- Exercise details: Reproduce the data exactly and drop any pictures it holds.

- Material provided:
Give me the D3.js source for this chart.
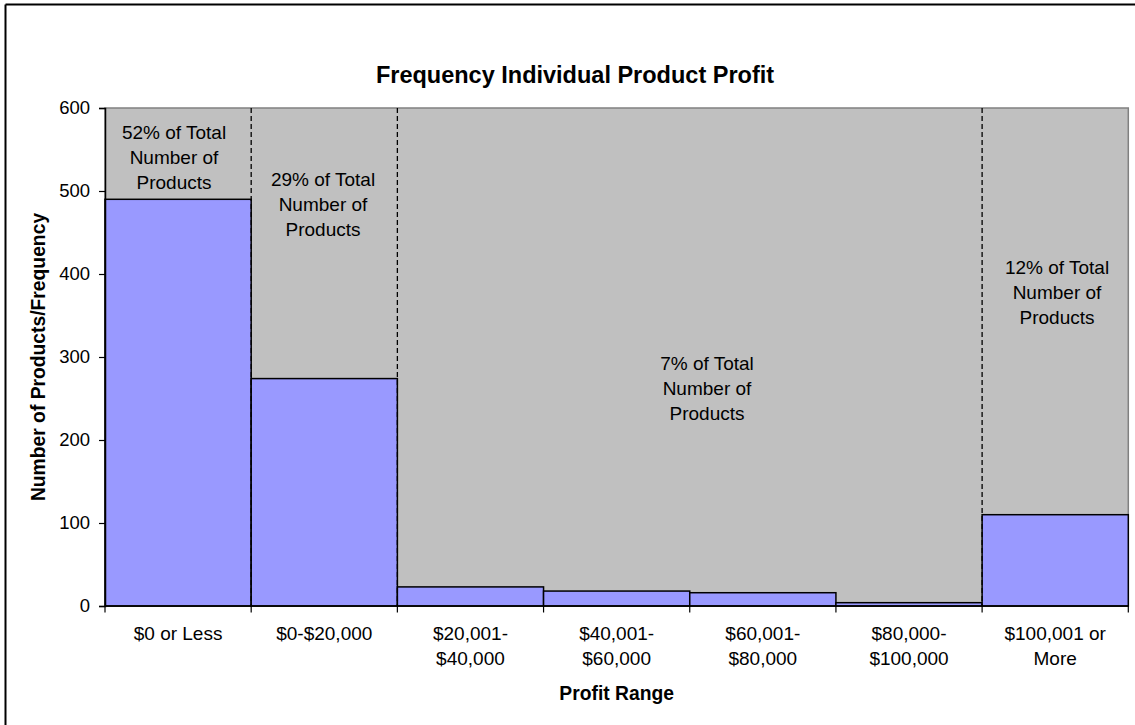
<!DOCTYPE html>
<html>
<head>
<meta charset="utf-8">
<script src="https://cdn.jsdelivr.net/npm/d3@7"></script>
<style>
  html, body { margin: 0; padding: 0; background: #fff; }
  svg { display: block; }
  text { font-family: Arial, "Liberation Sans", sans-serif; fill: #000; }
</style>
</head>
<body>
<svg id="chart" width="1135" height="725"></svg>
<script>
// ---- data ----
const categories = ["$0 or Less", "$0-$20,000", "$20,001-\n$40,000", "$40,001-\n$60,000",
                    "$60,001-\n$80,000", "$80,000-\n$100,000", "$100,001 or\nMore"];
const frequencies = [490, 274, 23, 18, 16, 4, 110];
const yTicks = [0, 100, 200, 300, 400, 500, 600];
const dividerAfter = [0, 1, 5];           // dashed separators after these category indices
const annotationTexts = ["52% of Total\nNumber of\nProducts", "29% of Total\nNumber of\nProducts",
                         "7% of Total\nNumber of\nProducts", "12% of Total\nNumber of\nProducts"];
const annotationValues = [571, 515, 293, 408]; // y (in data units) of first line

const title = "Frequency Individual Product Profit";
const xTitle = "Profit Range";
const yTitle = "Number of Products/Frequency";

// ---- layout ----
const plot = { left: 105, right: 1128.3, top: 108, bottom: 606 };
const annotationX = [174, 323, 707, 1057];

const svg = d3.select("#chart");

// outer border (top & left visible)
svg.append("line").attr("x1", 5.5).attr("y1", 4.5).attr("x2", 1135).attr("y2", 4.5)
  .attr("stroke", "#000").attr("stroke-width", 2);
svg.append("line").attr("x1", 5.5).attr("y1", 4.5).attr("x2", 5.5).attr("y2", 725)
  .attr("stroke", "#000").attr("stroke-width", 2);

const x = d3.scaleBand().domain(d3.range(categories.length))
  .range([plot.left, plot.right]).paddingInner(0).paddingOuter(0);
const y = d3.scaleLinear().domain([0, 600]).range([plot.bottom, plot.top]);

// plot background
svg.append("rect").attr("x", plot.left).attr("y", plot.top)
  .attr("width", plot.right - plot.left).attr("height", plot.bottom - plot.top)
  .attr("fill", "#C0C0C0").attr("stroke", "#808080").attr("stroke-width", 1.5);

// bars
svg.append("g").selectAll("rect").data(frequencies).join("rect")
  .attr("x", (d, i) => x(i))
  .attr("y", d => y(d))
  .attr("width", x.bandwidth())
  .attr("height", d => y(0) - y(d))
  .attr("fill", "#9999FF").attr("stroke", "#000").attr("stroke-width", 1.5);

// dashed dividers
svg.append("g").selectAll("line").data(dividerAfter).join("line")
  .attr("x1", i => x(i) + x.bandwidth()).attr("x2", i => x(i) + x.bandwidth())
  .attr("y1", y(600)).attr("y2", y(0))
  .attr("stroke", "#000").attr("stroke-width", 1.3).attr("stroke-dasharray", "5,3");

// annotations
annotationTexts.forEach((t, k) => {
  const tx = svg.append("text").attr("text-anchor", "middle")
    .attr("font-size", "19px");
  t.split("\n").forEach((line, j) => {
    tx.append("tspan").attr("x", annotationX[k])
      .attr("y", y(annotationValues[k]) + 7 + j * 25).text(line);
  });
});

// y axis
const yAxis = d3.axisLeft(y).tickValues(yTicks).tickSize(6).tickPadding(9).tickFormat(d3.format("d"));
const gy = svg.append("g").attr("transform", `translate(${plot.left},0)`).call(yAxis);
gy.select(".domain").attr("stroke", "#000").attr("stroke-width", 1.5);
gy.selectAll(".tick line").attr("stroke", "#000").attr("stroke-width", 1.2);
gy.selectAll(".tick text").attr("font-size", "18.5px").attr("font-family", "Arial, 'Liberation Sans', sans-serif").attr("fill", "#000");

// x axis baseline + boundary ticks
const boundaries = d3.range(categories.length + 1).map(i => i < categories.length ? x(i) : x(i - 1) + x.bandwidth());
svg.append("line").attr("x1", plot.left).attr("x2", plot.right).attr("y1", y(0)).attr("y2", y(0))
  .attr("stroke", "#000").attr("stroke-width", 1.5);
svg.append("g").selectAll("line").data(boundaries).join("line")
  .attr("x1", d => d).attr("x2", d => d).attr("y1", y(0)).attr("y2", y(0) + 6.5)
  .attr("stroke", "#000").attr("stroke-width", 1.2);

// category labels
const xl = svg.append("g").selectAll("text").data(categories).join("text")
  .attr("text-anchor", "middle").attr("font-size", "19px");
xl.each(function(d, i) {
  const t = d3.select(this);
  d.split("\n").forEach((line, j) => {
    t.append("tspan").attr("x", x(i) + x.bandwidth() / 2).attr("y", 640 + j * 25).text(line);
  });
});

// titles
svg.append("text").attr("x", 575).attr("y", 83).attr("text-anchor", "middle")
  .attr("font-size", "23.5px").attr("font-weight", "bold").text(title);
svg.append("text").attr("x", (plot.left + plot.right) / 2).attr("y", 700).attr("text-anchor", "middle")
  .attr("font-size", "19.3px").attr("font-weight", "bold").text(xTitle);
svg.append("text").attr("transform", `translate(45,${(plot.top + plot.bottom) / 2}) rotate(-90)`)
  .attr("text-anchor", "middle").attr("font-size", "19.3px").attr("font-weight", "bold").text(yTitle);
</script>
</body>
</html>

- Result for this exercise:
Give me the D3.js source for this chart.
<!DOCTYPE html>
<html>
<head>
<meta charset="utf-8">
<script src="https://cdn.jsdelivr.net/npm/d3@7"></script>
<style>
  html, body { margin: 0; padding: 0; background: #fff; }
  svg { display: block; }
  text { font-family: Arial, "Liberation Sans", sans-serif; fill: #000; }
</style>
</head>
<body>
<svg id="chart" width="1135" height="725"></svg>
<script>
// ---- data ----
const categories = ["$0 or Less", "$0-$20,000", "$20,001-\n$40,000", "$40,001-\n$60,000",
                    "$60,001-\n$80,000", "$80,000-\n$100,000", "$100,001 or\nMore"];
const frequencies = [490, 274, 23, 18, 16, 4, 110];
const yTicks = [0, 100, 200, 300, 400, 500, 600];
const dividerAfter = [0, 1, 5];           // dashed separators after these category indices
const annotationTexts = ["52% of Total\nNumber of\nProducts", "29% of Total\nNumber of\nProducts",
                         "7% of Total\nNumber of\nProducts", "12% of Total\nNumber of\nProducts"];
const annotationValues = [571, 515, 293, 408]; // y (in data units) of first line

const title = "Frequency Individual Product Profit";
const xTitle = "Profit Range";
const yTitle = "Number of Products/Frequency";

// ---- layout ----
const plot = { left: 105, right: 1128.3, top: 108, bottom: 606 };
const annotationX = [174, 323, 707, 1057];

const svg = d3.select("#chart");

// outer border (top & left visible)
svg.append("line").attr("x1", 5.5).attr("y1", 4.5).attr("x2", 1135).attr("y2", 4.5)
  .attr("stroke", "#000").attr("stroke-width", 2);
svg.append("line").attr("x1", 5.5).attr("y1", 4.5).attr("x2", 5.5).attr("y2", 725)
  .attr("stroke", "#000").attr("stroke-width", 2);

const x = d3.scaleBand().domain(d3.range(categories.length))
  .range([plot.left, plot.right]).paddingInner(0).paddingOuter(0);
const y = d3.scaleLinear().domain([0, 600]).range([plot.bottom, plot.top]);

// plot background
svg.append("rect").attr("x", plot.left).attr("y", plot.top)
  .attr("width", plot.right - plot.left).attr("height", plot.bottom - plot.top)
  .attr("fill", "#C0C0C0").attr("stroke", "#808080").attr("stroke-width", 1.5);

// bars
svg.append("g").selectAll("rect").data(frequencies).join("rect")
  .attr("x", (d, i) => x(i))
  .attr("y", d => y(d))
  .attr("width", x.bandwidth())
  .attr("height", d => y(0) - y(d))
  .attr("fill", "#9999FF").attr("stroke", "#000").attr("stroke-width", 1.5);

// dashed dividers
svg.append("g").selectAll("line").data(dividerAfter).join("line")
  .attr("x1", i => x(i) + x.bandwidth()).attr("x2", i => x(i) + x.bandwidth())
  .attr("y1", y(600)).attr("y2", y(0))
  .attr("stroke", "#000").attr("stroke-width", 1.3).attr("stroke-dasharray", "5,3");

// annotations
annotationTexts.forEach((t, k) => {
  const tx = svg.append("text").attr("text-anchor", "middle")
    .attr("font-size", "19px");
  t.split("\n").forEach((line, j) => {
    tx.append("tspan").attr("x", annotationX[k])
      .attr("y", y(annotationValues[k]) + 7 + j * 25).text(line);
  });
});

// y axis
const yAxis = d3.axisLeft(y).tickValues(yTicks).tickSize(6).tickPadding(9).tickFormat(d3.format("d"));
const gy = svg.append("g").attr("transform", `translate(${plot.left},0)`).call(yAxis);
gy.select(".domain").attr("stroke", "#000").attr("stroke-width", 1.5);
gy.selectAll(".tick line").attr("stroke", "#000").attr("stroke-width", 1.2);
gy.selectAll(".tick text").attr("font-size", "18.5px").attr("font-family", "Arial, 'Liberation Sans', sans-serif").attr("fill", "#000");

// x axis baseline + boundary ticks
const boundaries = d3.range(categories.length + 1).map(i => i < categories.length ? x(i) : x(i - 1) + x.bandwidth());
svg.append("line").attr("x1", plot.left).attr("x2", plot.right).attr("y1", y(0)).attr("y2", y(0))
  .attr("stroke", "#000").attr("stroke-width", 1.5);
svg.append("g").selectAll("line").data(boundaries).join("line")
  .attr("x1", d => d).attr("x2", d => d).attr("y1", y(0)).attr("y2", y(0) + 6.5)
  .attr("stroke", "#000").attr("stroke-width", 1.2);

// category labels
const xl = svg.append("g").selectAll("text").data(categories).join("text")
  .attr("text-anchor", "middle").attr("font-size", "19px");
xl.each(function(d, i) {
  const t = d3.select(this);
  d.split("\n").forEach((line, j) => {
    t.append("tspan").attr("x", x(i) + x.bandwidth() / 2).attr("y", 640 + j * 25).text(line);
  });
});

// titles
svg.append("text").attr("x", 575).attr("y", 83).attr("text-anchor", "middle")
  .attr("font-size", "23.5px").attr("font-weight", "bold").text(title);
svg.append("text").attr("x", (plot.left + plot.right) / 2).attr("y", 700).attr("text-anchor", "middle")
  .attr("font-size", "19.3px").attr("font-weight", "bold").text(xTitle);
svg.append("text").attr("transform", `translate(45,${(plot.top + plot.bottom) / 2}) rotate(-90)`)
  .attr("text-anchor", "middle").attr("font-size", "19.3px").attr("font-weight", "bold").text(yTitle);
</script>
</body>
</html>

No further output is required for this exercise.